Monday, June 22, 2009

Pessoa’s legacy consisted of a large trunk full of poetry, prose, plays, philosophy, criticism, translation, linguistic theory, political writings, horoscopes, and assorted other texts, variously typed, handwritten or illegibly scrawled in Portuguese, English and French. He wrote in notebooks, on loose sheets, on the backs of letters, advertisements and handbills, on stationery from the firms he worked for and from the cafes he frequented, on envelopes, on paper scraps, and in the margins of his own earlier texts. To compound the confusion, he wrote under dozens of names, a practice—or compulsion—that began in his childhood.
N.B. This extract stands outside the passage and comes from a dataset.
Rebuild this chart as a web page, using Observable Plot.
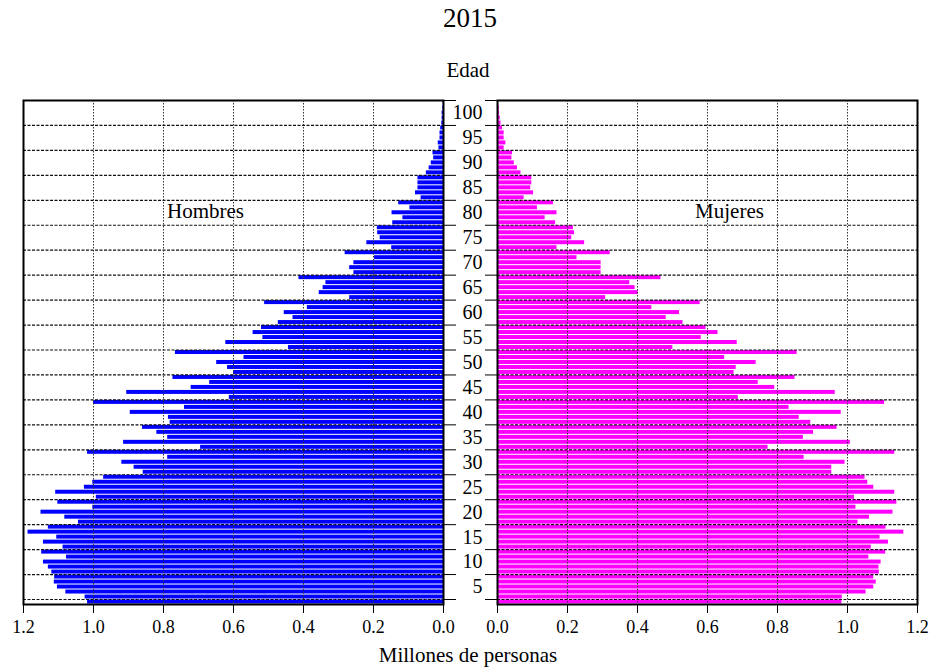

He called his most important personas ‘heteronyms’, endowing them with their own biographies, physiques, personalities, political views, religious attitudes and literary pursuits. Some of Pessoa’s most memorable work in Portuguese was attributed to the three main poetic heteronyms—Alberto Caeiro, Ricardo Reis and Alvaro de Campos—and to the ‘semi-heteronym’ called Bernardo Soares, while his vast output of English poetry and prose was in large part credited to heteronyms Alexander Search and Charles Robert Anon, and his writing in French to the lonely Jean Seul. The many other alter egos included translators, short-story writers, an English literary critic, an astrologer, a philosopher and an unhappy nobleman who committed suicide. There was even a female persona: the hunchbacked and helplessly lovesick Maria Jose. At the turn of the century, sixty-five years after Pessoa’s death, his vast written world had still not been completely charted by researchers, and a significant part of his writings was still waiting to be published.